The president snubs the Dalai Lama to appease China

Obama bows again

By THE WASHINGTON TIMES
Tuesday, October 6, 2009

The last time the Dalai Lama visited Washington, President George W. Bush presented the exiled Tibetan leader with the Congressional Gold Medal at a ceremony on Capitol Hill. Now the Dalai Lama cannot even get a private meeting with President Obama. The only winner in this rebuff is communist China.

This is the first time since 1991 that the Dalai Lama will visit our nation's capital and not meet with the sitting president. The White House reportedly claims it means no disrespect to the Tibetan leader but is wary of creating controversy ahead of Mr. Obama's summit with Chinese President Hu Jintao next month.

The Obama White House shows an inordinate - one might say obsessive - amount of concern for other countries' sensitivities. The president and his team seem fixated on the notion that the Bush administration ruined America's image in the world and it is the administration's historic mission to repair it. This idea is so entrenched it became the basis for Mr. Obama's shipwrecked bid to bring the Olympics to Chicago. That embarrassing failure should teach the president that nine months into his presidency, the anti-Bush line has grown stale. He's not Mr. Bush. The world gets the point - and is yawning.

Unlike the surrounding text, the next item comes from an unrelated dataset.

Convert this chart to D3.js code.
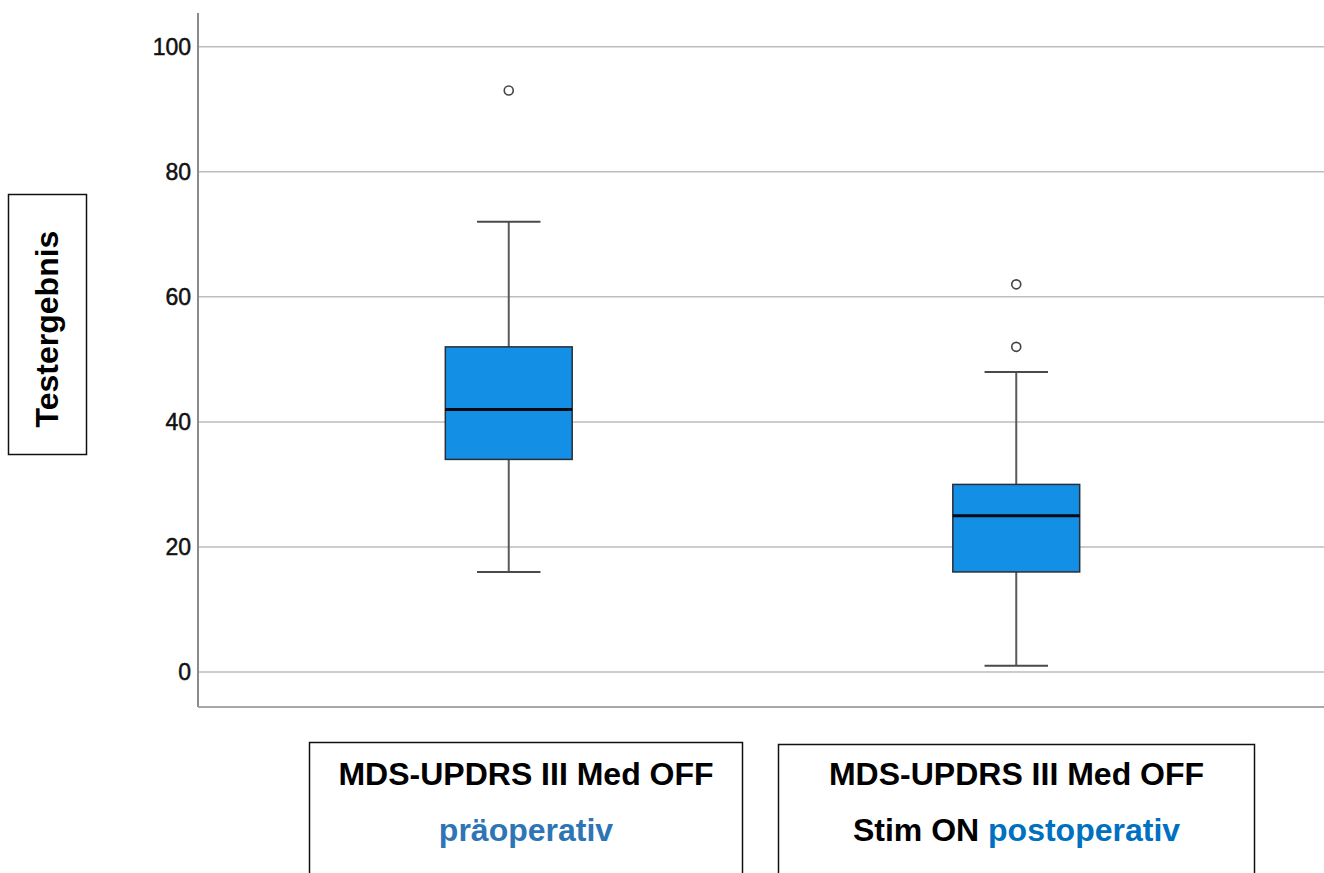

Mr. Obama actually could learn a thing or two from President Bush about U.S.-Sino diplomacy. The Bush administration skillfully managed the relationship with Beijing while not compromising U.S. support for the Tibetan people or for Taiwan. By comparison, Mr. Obama simply comes across as weak. Snubbing the Dalai Lama is a case in point. It would be a mark of principled leadership to welcome the Dalai Lama and publicly reaffirm the justice of his cause. America need not jettison its commitment to freedom just to curry favor with some foreign leaders.

We consistently have deplored communist China's subjugation of Tibet, its suppression of Tibetan religion and culture, and the occasional shocking acts of brutality perpetrated by Beijing to keep Tibet under its heel. The Obama team reportedly is telling the Tibetans that it supports them too but wants to deliver substance, not symbolism. Yet Mr. Obama should understand that in this case, the lack of positive symbolism has a substance of its own. If the president will not support the Tibetan cause when it is easy to do, he cannot be counted on to make difficult choices when times are tough.

So far, every time Mr. Obama has a chance to stand for something on the world stage, he bows instead.